Dassin is most widely remembered for films he made after he fled Hollywood in the 1950s, including "Never on Sunday," with the Greek actress Melina Mercouri, whom he later married; "Topkapi," with Mercouri, Peter Ustinov and Maximilian Schell; and the 1955 French thriller "Rififi."

But before his blacklisting, he had also carved out a successful Hollywood career making noir movies like "Brute Force," a prison drama starring Burt Lancaster and Hume Cronyn and "The Naked City," an influential New York City police yarn that won Academy Awards for cinematography and editing.

Dassin's last major effort before his undoing was "Night and the City," a 1950 film shot in London starring Richard Widmark, who died March 24, as a shady but naïve wrestling promoter. Some critics called it Dassin's masterpiece. "Dassin turned Londontown into a city of busted dreams and nightmare alleys," Michael Sragow wrote on Salon.com in 2000. "He mixed the fantastic and the real with masterly ease."

Dassin was assigned the film by the producer Darryl Zanuck just as Dassin was to appear before the House Un- American Activities Committee. He never testified, but testimony by the directors Edward Dmytryk and Frank Tuttle, who recalled Dassin's Communist Party membership in the 1930s, was damning enough to get him blacklisted.
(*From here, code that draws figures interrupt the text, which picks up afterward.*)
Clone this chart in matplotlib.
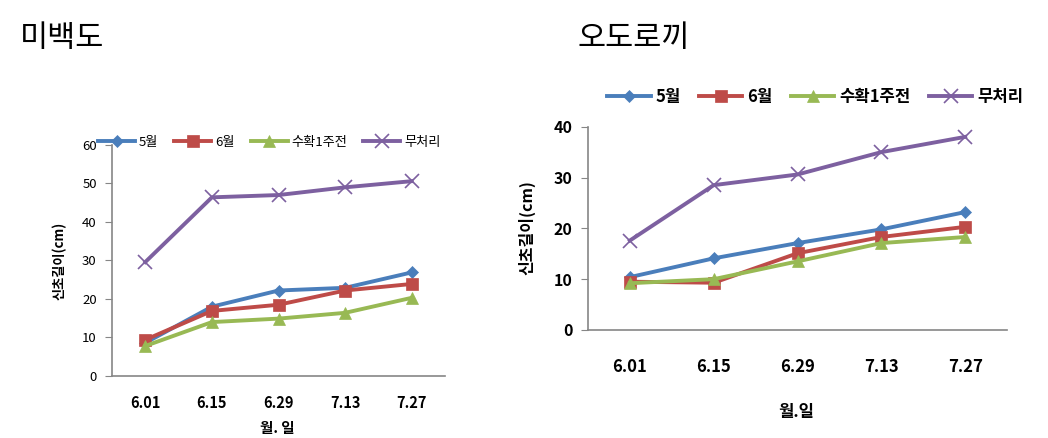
import matplotlib.pyplot as plt
import numpy as np

plt.rcParams['font.family'] = ['Noto Sans CJK KR', 'DejaVu Sans']

# dates (month.day)
dates = ['6.01', '6.15', '6.29', '7.13', '7.27']
series_names = ['5월', '6월', '수확1주전', '무처리']

# 미백도 - shoot length (cm)
mibaek_may = [8.6, 18.0, 22.2, 22.9, 26.9]
mibaek_jun = [9.4, 16.9, 18.5, 22.2, 23.9]
mibaek_pre = [7.8, 14.0, 14.9, 16.4, 20.3]
mibaek_none = [29.6, 46.4, 47.0, 49.0, 50.6]

# 오도로끼 - shoot length (cm)
odo_may = [10.4, 14.1, 17.1, 19.8, 23.2]
odo_jun = [9.5, 9.3, 15.1, 18.3, 20.3]
odo_pre = [9.2, 10.0, 13.5, 17.1, 18.3]
odo_none = [17.6, 28.5, 30.6, 35.0, 38.0]

colors = ['#4A7EBB', '#BE4B48', '#98B954', '#7D60A0']
markers = ['D', 's', '^', 'x']
msizes = [6.5, 9, 9, 10]
axis_gray = '#868686'

fig = plt.figure(figsize=(10.48, 4.38), dpi=100)


def draw(ax, data, ymax, tick_fs, tick_bold, xtick_fs, xpad):
    x = np.arange(len(dates))
    lines = []
    for vals, c, m, ms, name in zip(data, colors, markers, msizes, series_names):
        ln, = ax.plot(x, vals, color=c, lw=2.8, marker=m, markersize=ms,
                      markeredgewidth=1.2 if m == 'x' else 0.5,
                      markeredgecolor=c, label=name)
        lines.append(ln)
    ax.set_xlim(-0.5, len(dates) - 0.5)
    ax.set_ylim(0, ymax)
    ax.set_yticks(np.arange(0, ymax + 1, 10))
    ax.set_xticks(x)
    ax.set_xticklabels(dates, fontsize=xtick_fs, fontweight='bold')
    for s in ['top', 'right']:
        ax.spines[s].set_visible(False)
    for s in ['left', 'bottom']:
        ax.spines[s].set_color(axis_gray)
        ax.spines[s].set_linewidth(1.2)
    ax.tick_params(axis='x', length=0, pad=xpad)
    ax.tick_params(axis='y', length=5, color=axis_gray, pad=6,
                   labelsize=tick_fs)
    if tick_bold:
        for t in ax.get_yticklabels():
            t.set_fontweight('bold')
    return lines


# left chart
ax1 = fig.add_axes([0.1069, 0.1416, 0.3177, 0.5274])
lines1 = draw(ax1, [mibaek_may, mibaek_jun, mibaek_pre, mibaek_none], 60,
              9.5, False, 10.5, 14)
fig.text(0.019, 0.913, '미백도', fontsize=22, fontweight='light', ha='left', va='center')
fig.text(0.057, 0.405, '신초길이(cm)', fontsize=9.5, fontweight='bold',
         rotation=90, ha='center', va='center')
fig.text(0.265, 0.023, '월. 일', fontsize=10.5, fontweight='bold', ha='center', va='center')
fig.legend(lines1, series_names, loc='center', bbox_to_anchor=(0.257, 0.675),
           ncol=4, frameon=False, fontsize=9.5, handlelength=2.8,
           columnspacing=1.2, handletextpad=0.3, borderaxespad=0)

# right chart
ax2 = fig.add_axes([0.561, 0.2466, 0.400, 0.4641])
lines2 = draw(ax2, [odo_may, odo_jun, odo_pre, odo_none], 40,
              11.5, True, 12, 20)
fig.text(0.551, 0.913, '오도로끼', fontsize=22, fontweight='light', ha='left', va='center')
fig.text(0.503, 0.48, '신초길이(cm)', fontsize=11.5, fontweight='bold',
         rotation=90, ha='center', va='center')
fig.text(0.76, 0.06, '월.일', fontsize=12, fontweight='bold', ha='center', va='center')
fig.legend(lines2, series_names, loc='center', bbox_to_anchor=(0.778, 0.779),
           ncol=4, frameon=False, handlelength=2.6,
           columnspacing=1.1, handletextpad=0.3, borderaxespad=0,
           prop={'weight': 'bold', 'size': 12})

fig.savefig('out.png', dpi=100)
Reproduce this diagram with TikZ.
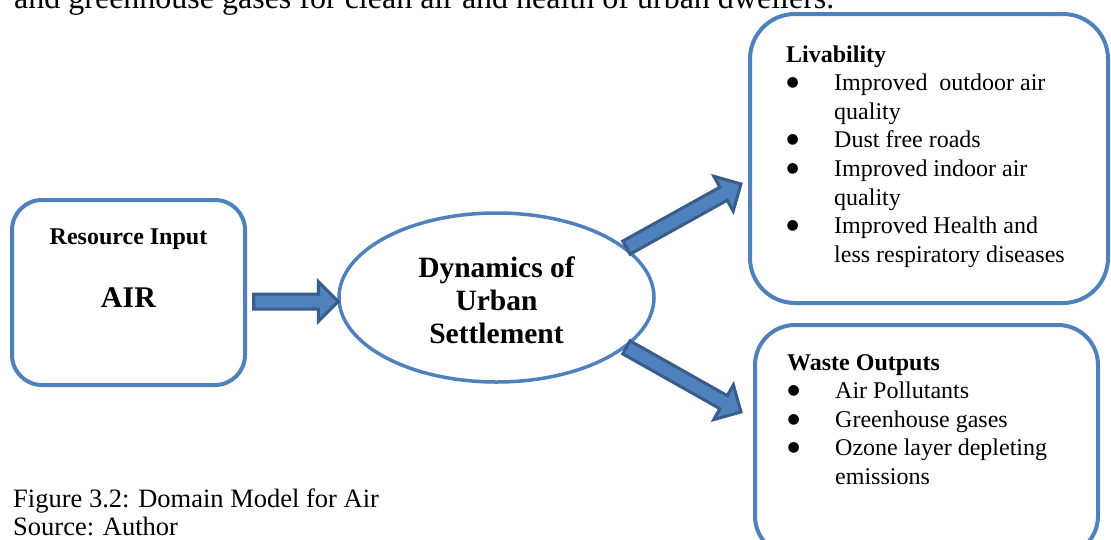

Dassin left the United States for France in 1953 because, he said, he was "unemployable" in Hollywood. In Paris, unable to speak much more than restaurant French, he encountered hard times and remained largely unemployed for five years. In need of money, he agreed to direct "Rififi," a low-budget production about a jewelry heist. A memorable sequence is of the robbery itself, lasting about a half-hour and filmed without music or dialogue.

Dassin won a best-director award for the film at Cannes. By the time he wrote and directed "Never on Sunday," a comedy about a good-hearted prostitute played by Mercouri, the anti-Communist campaign in the United States had been discredited, and he had been accepted again.